Muhammad Aslam, pedagang angkringan penggugat Presiden Joko Widodo mengkibarkan bendera putih di atas gerobaknya. Semenjak dibatasi oleh kebijakan PPKM darurat, Ia mengaku paling banyak hanya bisa menjual sembilan bungkus nasi setiap harinya.
Aslam berjualan angkringan di kawasan Kebon Jeruk, Jakarta Barat. Ia baru bisa membuka lapak dagangannya mulai jam enam sore. Namun karena aturan PPKM sejak tanggal 3 Juni hingga 20 Juli lalu, ia hanya bisa berjualan jam 8 malam, atau hanya sekitar dua jam.
Alhasil, pendapatannya menurun drastis."Maksimal hanya sembilan bungkus," kata pria berusia 29 tahun ini.
Meski kini pemerintah telah melonggarkan kebijakan, yakni jam buka yang lebih panjang dan selepas jam 8 malam hanya boleh "take away" atau bawa pulang, namun bagi usaha angkringan kebijakan ini tak berpengaruh besar.
Sebab, usaha angkringan Aslan menyewa tempat di bengkel mobil yang beroperasi siang hari, sehingga ia hanya bisa berjualan di sore hingga malam hari. Selain itu, angkringan merupakan makanan ringan yang biasa dimakan di tempat.
Sebelum berdagang angkringan, Aslam merupakan pegawai di sebuah event organizer. Namun tempat ia bekerja bangkrut akibat pandemi COVID-19. Demi bertahan hidup dan menafkahi keluarganya, ia pun memutar otak hingga akhirnya alih profesi sebagai pedagang angkringan.

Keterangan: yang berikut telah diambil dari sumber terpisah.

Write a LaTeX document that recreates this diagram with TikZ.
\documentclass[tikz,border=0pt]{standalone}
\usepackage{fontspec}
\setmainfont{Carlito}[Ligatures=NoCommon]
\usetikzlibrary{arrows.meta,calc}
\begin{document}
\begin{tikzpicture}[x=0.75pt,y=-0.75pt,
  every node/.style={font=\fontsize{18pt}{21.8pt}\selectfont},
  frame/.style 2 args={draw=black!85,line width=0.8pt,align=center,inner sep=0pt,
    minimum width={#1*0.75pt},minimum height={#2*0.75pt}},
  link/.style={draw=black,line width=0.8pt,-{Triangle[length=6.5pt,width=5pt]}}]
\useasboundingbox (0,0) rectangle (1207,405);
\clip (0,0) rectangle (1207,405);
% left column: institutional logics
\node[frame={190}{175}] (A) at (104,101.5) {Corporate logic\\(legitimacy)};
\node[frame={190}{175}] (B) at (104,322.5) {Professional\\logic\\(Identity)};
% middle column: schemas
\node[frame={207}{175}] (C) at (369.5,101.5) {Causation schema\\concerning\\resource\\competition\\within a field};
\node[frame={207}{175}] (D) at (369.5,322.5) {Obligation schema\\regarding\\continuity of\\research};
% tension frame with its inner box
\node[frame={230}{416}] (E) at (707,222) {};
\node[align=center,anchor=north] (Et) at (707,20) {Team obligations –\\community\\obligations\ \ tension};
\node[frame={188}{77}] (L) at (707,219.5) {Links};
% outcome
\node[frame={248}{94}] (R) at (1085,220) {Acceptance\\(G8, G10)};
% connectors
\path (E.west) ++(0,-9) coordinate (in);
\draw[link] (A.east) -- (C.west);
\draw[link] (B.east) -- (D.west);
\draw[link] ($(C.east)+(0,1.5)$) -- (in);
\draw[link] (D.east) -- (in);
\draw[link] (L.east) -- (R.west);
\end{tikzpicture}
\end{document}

"Sejak pandemi, akhirnya ga ada even, selama 6 bulan menganggur. Akhirnya saya punya motor saya jual buat buka usaha. Sempat jualan seafood, lima bulan trus tutup. Lalu cari modal buat angkringan, akhirnya saya jualan angkringan, sudah jalan lima bulan," kata Aslan.
Setelah berdiskusi dengan teman-temannya, Aslam pun memberanikan diri untuk mengajukan gugatan ke pengadilan tata usaha negara atas kebijakan PPKM.
"Gugata sudah kita masukkan. Sidang nanti tanggal 18 agustus jam 10 pagi," kata kuasa hukum Aslan, Viktor Tandiasa.